At this evening’s work session, Councilors continued our conversation about the draft Camping Code. It has evolved through many rounds of feedback, including input from community members, advisory groups, the business community, City staff, service providers and individuals experiencing homelessness. At this point, the main focus of our discussion is time – to guide when people can shelter on City rights-of-way. We are trying to answer the question of, how long can an individual occupy a right-of-way in a tent or other camp.
At face value, it may seem like a simple question, but it involves several considerations, such as: alternative options for places people can go, how to help people maintain connections with service providers, factors like disability that might make moving challenging, and the conditions that make moving difficult, like extreme weather.

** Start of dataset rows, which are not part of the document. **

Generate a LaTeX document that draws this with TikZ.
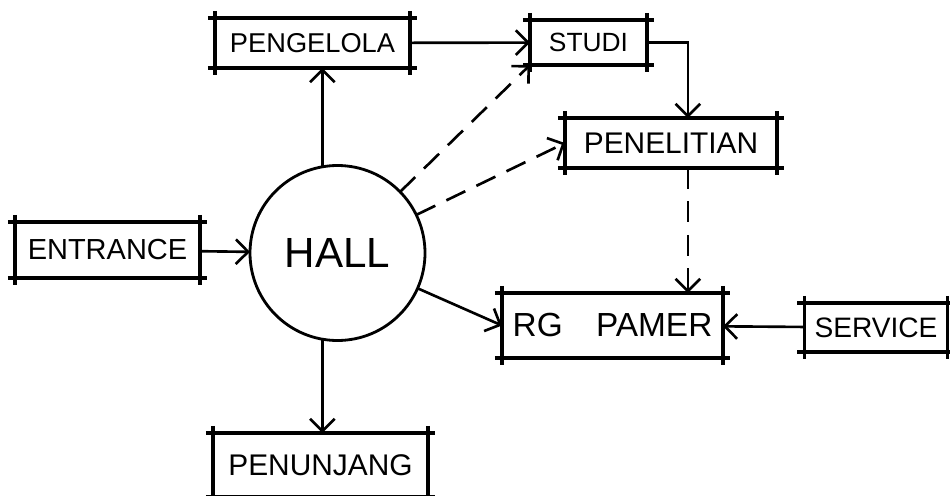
\documentclass[tikz,border=0pt]{standalone}
\usepackage{fontspec}
\setmainfont{Liberation Sans}
\usetikzlibrary{arrows.meta}

\begin{document}
\begin{tikzpicture}[
    >={Straight Barb[length=7pt,width=14pt]},
    room/.style={inner sep=0pt, outer sep=0pt, align=center},
    hallring/.style={circle, draw, line width=1.6pt, inner sep=0pt, outer sep=0pt, minimum size=3.5cm, font=\fontsize{24}{26}\selectfont},
    flow/.style={->, line width=1.5pt},
    flowdash/.style={->, line width=1.5pt, dash pattern=on 12pt off 7pt}
]
\useasboundingbox (0,0) rectangle (19,-9.9);

\node[room, minimum width=3.9cm, minimum height=1.0cm, font=\fontsize{15.5}{17}\selectfont] (pengelola) at (6.25,-0.86) {PENGELOLA};
\node[room, minimum width=2.34cm, minimum height=0.9cm, font=\fontsize{15}{17}\selectfont] (studi) at (11.77,-0.85) {STUDI};
\node[room, minimum width=4.24cm, minimum height=1.0cm, font=\fontsize{17}{19}\selectfont] (penelitian) at (13.42,-2.86) {PENELITIAN};
\node[room, minimum width=3.7cm, minimum height=1.12cm, font=\fontsize{16.5}{18}\selectfont] (entrance) at (2.15,-5.0) {ENTRANCE};
\node[hallring] (hall) at (6.75,-5.06) {HALL};
\node[room, minimum width=4.42cm, minimum height=1.3cm, font=\fontsize{19}{21}\selectfont] (pamer) at (12.25,-6.51) {RG\quad PAMER};
\node[room, minimum width=2.86cm, minimum height=0.98cm, font=\fontsize{16}{18}\selectfont] (service) at (17.52,-6.55) {SERVICE};
\node[room, minimum width=4.3cm, minimum height=1.28cm, font=\fontsize{17}{19}\selectfont] (penunjang) at (6.41,-9.3) {PENUNJANG};

% box edges, run a little past the corners
\foreach \n in {pengelola,studi,penelitian,entrance,pamer,service,penunjang}{
  \draw[line width=1.8pt, shorten <=-4pt, shorten >=-4pt] (\n.north west) -- (\n.north east);
  \draw[line width=1.8pt, shorten <=-4pt, shorten >=-4pt] (\n.south west) -- (\n.south east);
  \draw[line width=1.8pt, shorten <=-4pt, shorten >=-4pt] (\n.north west) -- (\n.south west);
  \draw[line width=1.8pt, shorten <=-4pt, shorten >=-4pt] (\n.north east) -- (\n.south east);
}

\draw[flow] (entrance) -- (hall);
\draw[flow] (hall.100) -- (hall.100 |- pengelola.south);
\draw[flow] (hall.260) -- (hall.260 |- penunjang.north);
\draw[flow] (pengelola) -- (studi);
\draw[flow] (studi.east) -| (penelitian.56);
\draw[flowdash] (hall) -- (studi.south west);
\draw[flowdash] (hall) -- (penelitian.west);
\draw[flowdash] (penelitian.304) -- (penelitian.304 |- pamer.north);
\draw[flow] (hall) -- (pamer.west);
\draw[flow] (service) -- (pamer);
\end{tikzpicture}
\end{document}
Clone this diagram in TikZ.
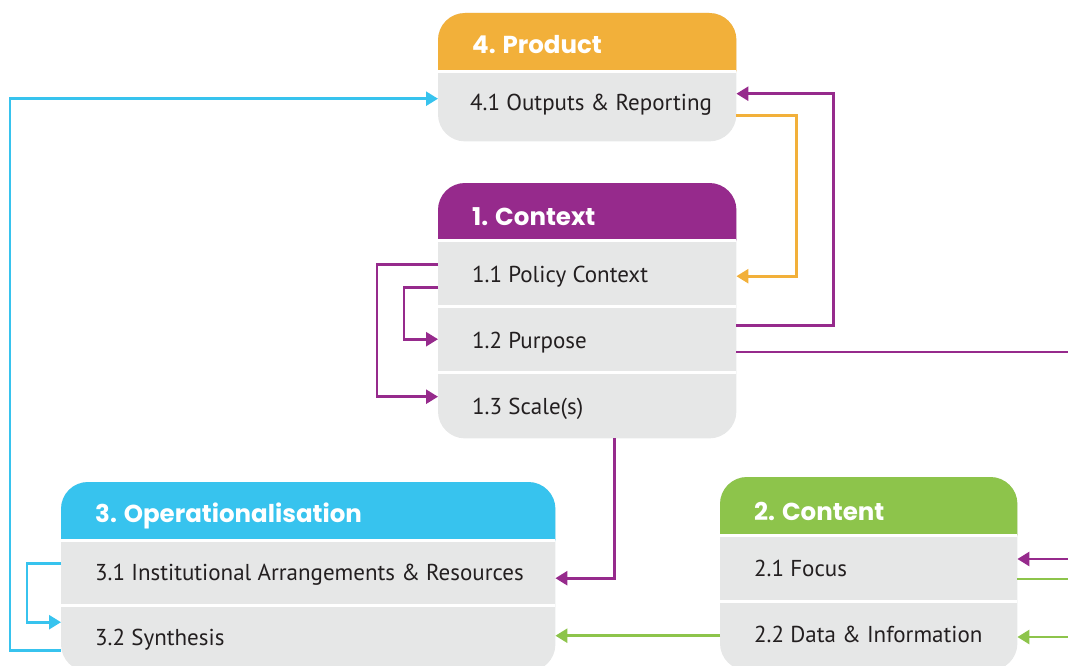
\documentclass[tikz,border=0pt]{standalone}
\usepackage{fontspec}
\setmainfont{PT Sans}
\newfontfamily\headfont{Poppins}
\usetikzlibrary{arrows.meta}
\definecolor{cOrange}{HTML}{F2B03A}
\definecolor{cPurple}{HTML}{962A8C}
\definecolor{cBlue}{HTML}{37C3EE}
\definecolor{cGreen}{HTML}{8DC44B}
\definecolor{cGray}{HTML}{E6E7E7}
\definecolor{cText}{HTML}{231F20}
\tikzset{
  cell/.style={rectangle, inner sep=0pt, anchor=north west},
  rowtext/.style={anchor=base west, inner sep=0pt, text=cText, font=\fontsize{23}{25}\selectfont},
  headtext/.style={anchor=base west, inner sep=0pt, text=white, font=\headfont\bfseries\fontsize{24.5}{27}\selectfont},
  conn/.style={line width=2.6pt, -{Triangle[length=12pt,width=14pt]}},
  plain/.style={line width=2.6pt},
  sep/.style={white, line width=2.5pt},
}
\begin{document}
\begin{tikzpicture}[x=1pt,y=-1pt]
\useasboundingbox (0,0) rectangle (1068,666);
\clip (0,0) rectangle (1068,666);

% ---------- Box 4: Product ----------
\node[cell, minimum width=298pt, minimum height=58pt] (h4) at (438,13) {};
\node[cell, minimum width=298pt, minimum height=70pt] (r41) at (438,71) {};
\fill[cGray, rounded corners=27pt] (h4.north west) rectangle (r41.south east);
\fill[cOrange] (h4.south west) [rounded corners=27pt] -- (h4.north west) -- (h4.north east) [sharp corners] -- (h4.south east) -- cycle;
\draw[sep] (h4.south west) -- (h4.south east);
\node[headtext] (t4) at (472,54) {4. Product};
\node[rowtext] (t41) at (470,111) {4.1 Outputs \& Reporting};

% ---------- Box 1: Context ----------
\node[cell, minimum width=298pt, minimum height=57pt] (h1) at (438,183) {};
\node[cell, minimum width=298pt, minimum height=66pt] (r11) at (438,240) {};
\node[cell, minimum width=298pt, minimum height=66pt] (r12) at (438,306) {};
\node[cell, minimum width=298pt, minimum height=66pt] (r13) at (438,372) {};
\fill[cGray, rounded corners=27pt] (h1.north west) rectangle (r13.south east);
\fill[cPurple] (h1.south west) [rounded corners=27pt] -- (h1.north west) -- (h1.north east) [sharp corners] -- (h1.south east) -- cycle;
\draw[sep] (h1.south west) -- (h1.south east);
\draw[sep] (r11.south west) -- (r11.south east);
\draw[sep] (r12.south west) -- (r12.south east);
\node[headtext] (t1) at (472,225) {1. Context};
\node[rowtext] (t11) at (472,282) {1.1 Policy Context};
\node[rowtext] (t12) at (472,348) {1.2 Purpose};
\node[rowtext] (t13) at (472,414) {1.3 Scale(s)};

% ---------- Box 3: Operationalisation ----------
\node[cell, minimum width=494pt, minimum height=58pt] (h3) at (61,482) {};
\node[cell, minimum width=494pt, minimum height=65pt] (r31) at (61,540) {};
\node[cell, minimum width=494pt, minimum height=66pt] (r32) at (61,605) {};
\fill[cGray, rounded corners=27pt] (h3.north west) rectangle (r32.south east);
\fill[cBlue] (h3.south west) [rounded corners=27pt] -- (h3.north west) -- (h3.north east) [sharp corners] -- (h3.south east) -- cycle;
\draw[sep] (h3.south west) -- (h3.south east);
\draw[sep] (r31.south west) -- (r31.south east);
\node[headtext] (t3) at (95,522) {3. Operationalisation};
\node[rowtext] (t31) at (95,580) {3.1 Institutional Arrangements \& Resources};
\node[rowtext] (t32) at (95,645) {3.2 Synthesis};

% ---------- Box 2: Content ----------
\node[cell, minimum width=297pt, minimum height=58pt] (h2) at (720,477) {};
\node[cell, minimum width=297pt, minimum height=66pt] (r21) at (720,535) {};
\node[cell, minimum width=297pt, minimum height=69pt] (r22) at (720,601) {};
\fill[cGray, rounded corners=27pt] (h2.north west) rectangle (r22.south east);
\fill[cGreen] (h2.south west) [rounded corners=27pt] -- (h2.north west) -- (h2.north east) [sharp corners] -- (h2.south east) -- cycle;
\draw[sep] (h2.south west) -- (h2.south east);
\draw[sep] (r21.south west) -- (r21.south east);
\node[headtext] (t2) at (754,520) {2. Content};
\node[rowtext] (t21) at (754,576) {2.1 Focus};
\node[rowtext] (t22) at (754,642) {2.2 Data \& Information};

% edge coordinates
\coordinate (e12) at (1068,352);
\coordinate (e21in) at (1068,559);
\coordinate (e21out) at (1068,579);
\coordinate (e22in) at (1068,637);

% ---------- Connectors ----------
\draw[conn, cBlue] ([yshift=-12pt]r32.west) -- ++(-51,0) |- ([yshift=7.5pt]r41.west);
\draw[conn, cBlue] ([yshift=9.5pt]r31.west) -- ++(-34,0) |- ([yshift=16pt]r32.west);
\draw[conn, cPurple] ([yshift=9pt]r11.west) -- ++(-61,0) |- ([yshift=8.5pt]r13.west);
\draw[conn, cPurple] ([yshift=-14pt]r11.west) -- ++(-34,0) |- (r12.west);
\draw[conn, cPurple] ([yshift=13.5pt]r12.east) -- ++(97,0) |- ([yshift=12.5pt]r41.east);
\draw[conn, cOrange] ([yshift=-9.5pt]r41.east) -- ++(60,0) |- ([yshift=-3pt]r11.east);
\draw[plain, cPurple] (e12 -| r12.east) -- (e12);
\draw[conn, cPurple] ([xshift=27pt]r13.south) |- ([yshift=-5.5pt]r31.east);
\draw[conn, cGreen] (r22.west) -- (r22.west -| r32.east);
\draw[conn, cPurple] (e21in) -- (e21in -| r21.east);
\draw[plain, cGreen] (e21out -| r21.east) -- (e21out);
\draw[conn, cGreen] (e22in) -- (e22in -| r22.east);
\end{tikzpicture}
\end{document}
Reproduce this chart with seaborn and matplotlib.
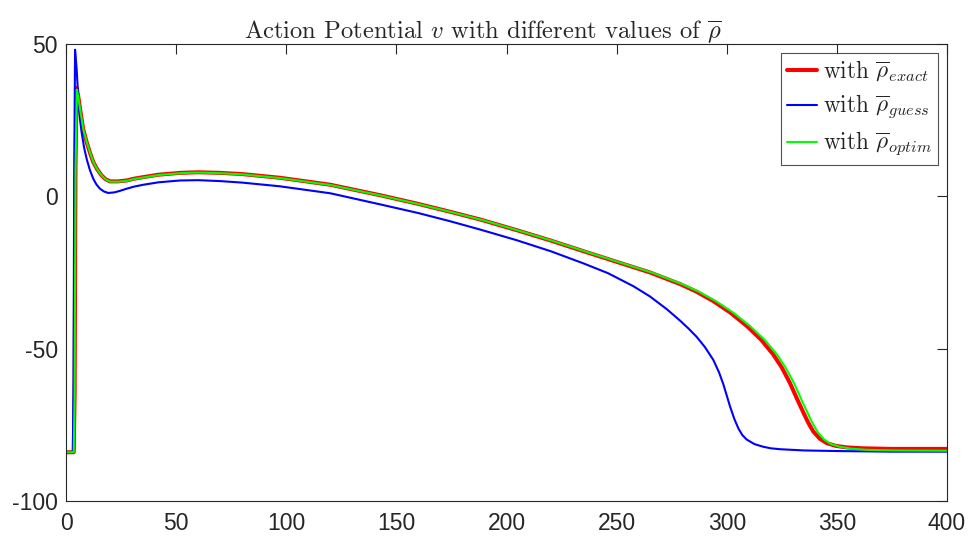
import numpy as np
import pandas as pd
import matplotlib
matplotlib.use("Agg")
import matplotlib.pyplot as plt
import seaborn as sns

# ── Data ───────────────────────────────────────────────────────────────────────
t_exact = [0, 3.5, 3.9, 4.3, 4.8, 5.5, 6.4, 7.8, 9.4, 11.0, 12.4, 14.2, 16.2, 18.0,
           20.0, 23.5, 27.5, 31.0, 35.1, 42.0, 51.8, 60.0, 70.0, 80.0, 97.0, 120.0,
           143.0, 160.0, 174.0, 188.0, 204.6, 220.0, 234.9, 250.0, 265.2, 278.8,
           286.0, 293.9, 301.5, 309.0, 315.5, 321.1, 325.0, 328.7, 331.8, 334.8,
           337.0, 339.3, 342.3, 345.4, 349.5, 354.4, 362.0, 375.0, 400.0]
v_exact = [-84.0, -84.0, -65.0, 10.0, 35.6, 33.0, 28.5, 22.0, 17.7, 14.0, 11.2, 8.8,
           6.8, 5.6, 4.9, 4.9, 5.2, 5.8, 6.3, 7.1, 7.7, 7.9, 7.7, 7.3, 6.1, 3.8,
           0.3, -2.5, -5.0, -7.6, -11.1, -14.5, -18.0, -21.5, -25.0, -28.8,
           -31.2, -34.4, -38.1, -42.5, -47.0, -51.9, -56.2, -61.3, -66.3, -71.0,
           -74.3, -77.2, -79.6, -81.0, -81.9, -82.4, -82.7, -82.9, -82.9]

t_guess = [0, 3.1, 3.4, 3.7, 4.1, 4.8, 5.6, 6.3, 7.1, 8.2, 9.4, 10.8, 12.4, 13.8,
           15.4, 17.2, 19.2, 22.0, 24.5, 27.5, 31.0, 35.1, 42.0, 51.8, 60.0, 70.0,
           80.0, 97.0, 120.0, 143.0, 160.0, 174.0, 188.0, 204.6, 220.0, 234.9,
           246.0, 257.6, 265.0, 272.7, 278.8, 282.5, 286.3, 290.0, 293.9, 296.5,
           298.4, 300.0, 301.5, 303.5, 305.3, 307.0, 309.0, 312.5, 316.6, 320.0,
           324.2, 335.0, 350.0, 375.0, 400.0]
v_guess = [-84.0, -84.0, -60.0, 5.0, 48.1, 42.0, 31.8, 25.5, 20.9, 16.0, 12.2, 8.7,
           5.7, 3.9, 2.5, 1.6, 1.1, 1.3, 1.8, 2.5, 3.2, 3.8, 4.6, 5.2, 5.3, 5.0,
           4.5, 3.3, 1.0, -2.7, -5.5, -8.1, -10.9, -14.4, -18.0, -22.0, -25.2,
           -29.5, -32.8, -37.0, -40.8, -43.3, -46.1, -49.4, -53.7, -57.8, -61.6,
           -65.4, -69.0, -73.2, -76.2, -78.3, -79.8, -81.3, -82.2, -82.7,
           -83.0, -83.4, -83.6, -83.8, -83.8]

t_optim = [0, 3.5, 3.9, 4.3, 4.9, 5.6, 6.5, 7.9, 9.5, 11.1, 12.5, 14.3, 16.3, 18.1,
           20.1, 23.6, 27.6, 31.1, 35.2, 42.1, 51.9, 60.1, 70.1, 80.1, 97.1, 120.2,
           143.3, 160.4, 174.5, 188.6, 205.3, 220.8, 235.8, 251.0, 266.3, 280.0,
           287.3, 295.3, 303.0, 310.6, 317.2, 322.9, 326.8, 330.6, 333.7, 336.7,
           338.9, 341.2, 344.2, 347.3, 351.4, 356.3, 363.5, 376.0, 400.0]
v_optim = [-84.0, -84.0, -66.0, 8.0, 35.0, 32.5, 28.0, 21.8, 17.6, 13.9, 11.1, 8.7,
           6.7, 5.5, 4.8, 4.8, 5.1, 5.7, 6.2, 7.0, 7.6, 7.8, 7.6, 7.2, 6.0, 3.7,
           0.2, -2.6, -5.1, -7.7, -11.2, -14.6, -18.1, -21.6, -25.1, -28.9,
           -31.3, -34.5, -38.2, -42.6, -47.1, -52.0, -56.3, -61.4, -66.4, -71.1,
           -74.4, -77.3, -79.8, -81.3, -82.2, -82.8, -83.2, -83.4, -83.5]

labels = [r"with $\overline{\rho}_{exact}$",
          r"with $\overline{\rho}_{guess}$",
          r"with $\overline{\rho}_{optim}$"]

df = pd.concat([
    pd.DataFrame({"t": t_exact, "v": v_exact, "case": labels[0]}),
    pd.DataFrame({"t": t_guess, "v": v_guess, "case": labels[1]}),
    pd.DataFrame({"t": t_optim, "v": v_optim, "case": labels[2]}),
])

# ── Style ──────────────────────────────────────────────────────────────────────
sns.set_style("white")
plt.rcParams.update({
    "font.family": ["Liberation Sans", "DejaVu Sans"],
    "mathtext.fontset": "cm",
    "axes.unicode_minus": False,
    "axes.edgecolor": "#262626",
    "axes.linewidth": 0.8,
    "xtick.direction": "in",
    "ytick.direction": "in",
    "xtick.color": "#262626",
    "ytick.color": "#262626",
})

colors = {labels[0]: "#ff0000", labels[1]: "#0000ff", labels[2]: "#00ff00"}
widths = {labels[0]: 2.9, labels[1]: 1.5, labels[2]: 1.5}

fig = plt.figure(figsize=(9.71, 5.45), dpi=100)
ax = fig.add_axes([0.068, 0.0807, 0.9073, 0.8386])

for lab in labels:
    sub = df[df["case"] == lab]
    sns.lineplot(data=sub, x="t", y="v", color=colors[lab], lw=widths[lab],
                 estimator=None, sort=False, label=lab, ax=ax)

ax.set_xlim(0, 400)
ax.set_ylim(-100, 50)
ax.set_xticks(range(0, 401, 50))
ax.set_yticks([-100, -50, 0, 50])
ax.set_xlabel("")
ax.set_ylabel("")
ax.tick_params(axis="both", which="both", length=7, width=0.8, labelsize=16.5,
               top=True, right=True, labelcolor="#262626")
ax.tick_params(axis="x", pad=8)
ax.tick_params(axis="y", pad=6)
for s in ax.spines.values():
    s.set_visible(True)

ax.set_title(r"Action Potential $v$ with different values of $\overline{\rho}$",
             family="cmr10", fontsize=17.7, pad=4, x=0.473)

leg = ax.legend(loc="upper right", prop={"family": "cmr10", "size": 16.7},
                frameon=True, fancybox=False, edgecolor="#262626",
                handlelength=1.3, handletextpad=0.25, borderpad=0.25,
                labelspacing=0.36, borderaxespad=0.4)
leg.get_frame().set_linewidth(0.8)

fig.savefig("out.png", dpi=100)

We want a code, or a set of rules, that works for everyone – for our community members, City officials, service providers, and especially for individuals who are unhoused.
The current version of the code specifies 24 hours as the amount of time an individual can spend in the rights-of-way. This would still require a 72-hour removal notice in the event of a violation which is state law for established campsites.
Council intends to pass a camping code before the end of the year. I do also want to remind everyone that any code we pass will not go into effect immediately. Instead, we will undertake an effort, along with the Coordinated Houseless Response Office and service providers, to ensure the new set of rules is understood and communicated across our community.
There will be an opportunity for your thoughts during the Public Hearing at our next Council meeting on November 16 and of course you are always welcome to email Council or make public comment at any of our meetings. I want to thank everyone who has already provided feedback regarding the draft code, and everyone who continues to listen to our questions and deliberations throughout the process.